Exercise objective
Skip any picture you find and retype all the remaining lines exactly.

Collected material
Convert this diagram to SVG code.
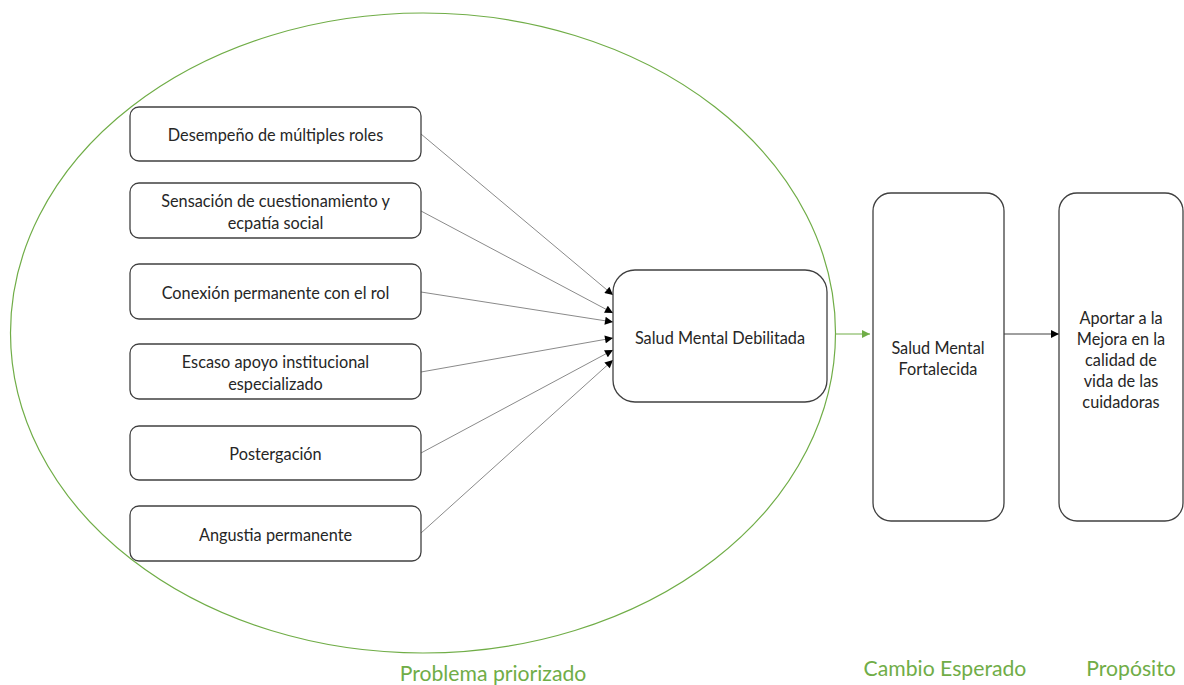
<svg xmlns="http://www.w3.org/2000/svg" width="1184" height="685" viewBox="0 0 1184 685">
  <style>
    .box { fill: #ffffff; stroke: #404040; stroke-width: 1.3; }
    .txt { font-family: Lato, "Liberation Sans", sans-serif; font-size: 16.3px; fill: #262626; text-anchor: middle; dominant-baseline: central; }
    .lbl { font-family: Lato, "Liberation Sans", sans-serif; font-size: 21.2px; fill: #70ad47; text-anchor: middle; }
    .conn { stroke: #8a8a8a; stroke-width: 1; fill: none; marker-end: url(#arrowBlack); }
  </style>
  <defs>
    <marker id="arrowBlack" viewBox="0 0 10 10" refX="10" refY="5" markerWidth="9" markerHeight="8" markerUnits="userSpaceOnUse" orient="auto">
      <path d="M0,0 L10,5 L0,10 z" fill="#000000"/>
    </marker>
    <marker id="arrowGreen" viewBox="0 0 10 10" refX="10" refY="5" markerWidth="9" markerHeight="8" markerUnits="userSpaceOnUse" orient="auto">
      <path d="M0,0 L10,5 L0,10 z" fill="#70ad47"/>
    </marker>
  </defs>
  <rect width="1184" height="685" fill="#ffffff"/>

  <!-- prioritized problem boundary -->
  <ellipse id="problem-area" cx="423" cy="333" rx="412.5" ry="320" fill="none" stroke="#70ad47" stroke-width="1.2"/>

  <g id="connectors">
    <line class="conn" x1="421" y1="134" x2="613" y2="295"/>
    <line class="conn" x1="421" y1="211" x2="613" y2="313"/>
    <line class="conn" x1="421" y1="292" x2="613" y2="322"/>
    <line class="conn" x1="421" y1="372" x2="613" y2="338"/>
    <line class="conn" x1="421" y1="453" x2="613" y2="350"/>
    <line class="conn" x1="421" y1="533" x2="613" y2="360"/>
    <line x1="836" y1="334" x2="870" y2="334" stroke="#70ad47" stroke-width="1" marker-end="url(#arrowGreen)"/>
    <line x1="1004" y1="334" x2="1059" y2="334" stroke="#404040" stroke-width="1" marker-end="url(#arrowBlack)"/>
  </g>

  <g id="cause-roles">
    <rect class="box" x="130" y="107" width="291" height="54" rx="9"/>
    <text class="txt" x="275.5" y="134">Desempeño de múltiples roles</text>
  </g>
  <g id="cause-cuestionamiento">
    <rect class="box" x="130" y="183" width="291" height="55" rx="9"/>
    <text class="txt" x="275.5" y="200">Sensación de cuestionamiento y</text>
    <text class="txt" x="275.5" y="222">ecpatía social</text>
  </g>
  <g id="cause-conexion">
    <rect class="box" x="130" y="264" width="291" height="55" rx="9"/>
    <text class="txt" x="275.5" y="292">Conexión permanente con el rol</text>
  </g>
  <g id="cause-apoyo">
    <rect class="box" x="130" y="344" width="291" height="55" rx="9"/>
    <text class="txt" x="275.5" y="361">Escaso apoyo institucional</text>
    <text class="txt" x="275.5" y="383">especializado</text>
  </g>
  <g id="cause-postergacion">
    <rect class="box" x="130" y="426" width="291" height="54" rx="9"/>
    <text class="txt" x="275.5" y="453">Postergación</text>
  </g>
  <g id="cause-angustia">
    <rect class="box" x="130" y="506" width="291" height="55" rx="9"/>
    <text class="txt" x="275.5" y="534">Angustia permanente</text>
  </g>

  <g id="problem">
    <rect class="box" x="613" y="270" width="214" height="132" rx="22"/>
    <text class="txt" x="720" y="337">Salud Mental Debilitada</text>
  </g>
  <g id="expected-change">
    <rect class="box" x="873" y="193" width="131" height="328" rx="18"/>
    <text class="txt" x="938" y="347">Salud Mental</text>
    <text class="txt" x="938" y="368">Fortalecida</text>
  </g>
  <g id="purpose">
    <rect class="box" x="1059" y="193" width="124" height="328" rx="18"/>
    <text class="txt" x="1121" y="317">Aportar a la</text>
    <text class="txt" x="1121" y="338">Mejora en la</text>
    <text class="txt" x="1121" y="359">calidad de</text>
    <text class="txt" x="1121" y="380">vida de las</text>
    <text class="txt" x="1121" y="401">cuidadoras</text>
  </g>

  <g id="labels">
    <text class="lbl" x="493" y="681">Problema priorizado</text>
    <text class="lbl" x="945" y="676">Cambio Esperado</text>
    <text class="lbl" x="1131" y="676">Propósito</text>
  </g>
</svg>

Result
Convert this diagram to SVG code.
<svg xmlns="http://www.w3.org/2000/svg" width="1184" height="685" viewBox="0 0 1184 685">
  <style>
    .box { fill: #ffffff; stroke: #404040; stroke-width: 1.3; }
    .txt { font-family: Lato, "Liberation Sans", sans-serif; font-size: 16.3px; fill: #262626; text-anchor: middle; dominant-baseline: central; }
    .lbl { font-family: Lato, "Liberation Sans", sans-serif; font-size: 21.2px; fill: #70ad47; text-anchor: middle; }
    .conn { stroke: #8a8a8a; stroke-width: 1; fill: none; marker-end: url(#arrowBlack); }
  </style>
  <defs>
    <marker id="arrowBlack" viewBox="0 0 10 10" refX="10" refY="5" markerWidth="9" markerHeight="8" markerUnits="userSpaceOnUse" orient="auto">
      <path d="M0,0 L10,5 L0,10 z" fill="#000000"/>
    </marker>
    <marker id="arrowGreen" viewBox="0 0 10 10" refX="10" refY="5" markerWidth="9" markerHeight="8" markerUnits="userSpaceOnUse" orient="auto">
      <path d="M0,0 L10,5 L0,10 z" fill="#70ad47"/>
    </marker>
  </defs>
  <rect width="1184" height="685" fill="#ffffff"/>

  <!-- prioritized problem boundary -->
  <ellipse id="problem-area" cx="423" cy="333" rx="412.5" ry="320" fill="none" stroke="#70ad47" stroke-width="1.2"/>

  <g id="connectors">
    <line class="conn" x1="421" y1="134" x2="613" y2="295"/>
    <line class="conn" x1="421" y1="211" x2="613" y2="313"/>
    <line class="conn" x1="421" y1="292" x2="613" y2="322"/>
    <line class="conn" x1="421" y1="372" x2="613" y2="338"/>
    <line class="conn" x1="421" y1="453" x2="613" y2="350"/>
    <line class="conn" x1="421" y1="533" x2="613" y2="360"/>
    <line x1="836" y1="334" x2="870" y2="334" stroke="#70ad47" stroke-width="1" marker-end="url(#arrowGreen)"/>
    <line x1="1004" y1="334" x2="1059" y2="334" stroke="#404040" stroke-width="1" marker-end="url(#arrowBlack)"/>
  </g>

  <g id="cause-roles">
    <rect class="box" x="130" y="107" width="291" height="54" rx="9"/>
    <text class="txt" x="275.5" y="134">Desempeño de múltiples roles</text>
  </g>
  <g id="cause-cuestionamiento">
    <rect class="box" x="130" y="183" width="291" height="55" rx="9"/>
    <text class="txt" x="275.5" y="200">Sensación de cuestionamiento y</text>
    <text class="txt" x="275.5" y="222">ecpatía social</text>
  </g>
  <g id="cause-conexion">
    <rect class="box" x="130" y="264" width="291" height="55" rx="9"/>
    <text class="txt" x="275.5" y="292">Conexión permanente con el rol</text>
  </g>
  <g id="cause-apoyo">
    <rect class="box" x="130" y="344" width="291" height="55" rx="9"/>
    <text class="txt" x="275.5" y="361">Escaso apoyo institucional</text>
    <text class="txt" x="275.5" y="383">especializado</text>
  </g>
  <g id="cause-postergacion">
    <rect class="box" x="130" y="426" width="291" height="54" rx="9"/>
    <text class="txt" x="275.5" y="453">Postergación</text>
  </g>
  <g id="cause-angustia">
    <rect class="box" x="130" y="506" width="291" height="55" rx="9"/>
    <text class="txt" x="275.5" y="534">Angustia permanente</text>
  </g>

  <g id="problem">
    <rect class="box" x="613" y="270" width="214" height="132" rx="22"/>
    <text class="txt" x="720" y="337">Salud Mental Debilitada</text>
  </g>
  <g id="expected-change">
    <rect class="box" x="873" y="193" width="131" height="328" rx="18"/>
    <text class="txt" x="938" y="347">Salud Mental</text>
    <text class="txt" x="938" y="368">Fortalecida</text>
  </g>
  <g id="purpose">
    <rect class="box" x="1059" y="193" width="124" height="328" rx="18"/>
    <text class="txt" x="1121" y="317">Aportar a la</text>
    <text class="txt" x="1121" y="338">Mejora en la</text>
    <text class="txt" x="1121" y="359">calidad de</text>
    <text class="txt" x="1121" y="380">vida de las</text>
    <text class="txt" x="1121" y="401">cuidadoras</text>
  </g>

  <g id="labels">
    <text class="lbl" x="493" y="681">Problema priorizado</text>
    <text class="lbl" x="945" y="676">Cambio Esperado</text>
    <text class="lbl" x="1131" y="676">Propósito</text>
  </g>
</svg>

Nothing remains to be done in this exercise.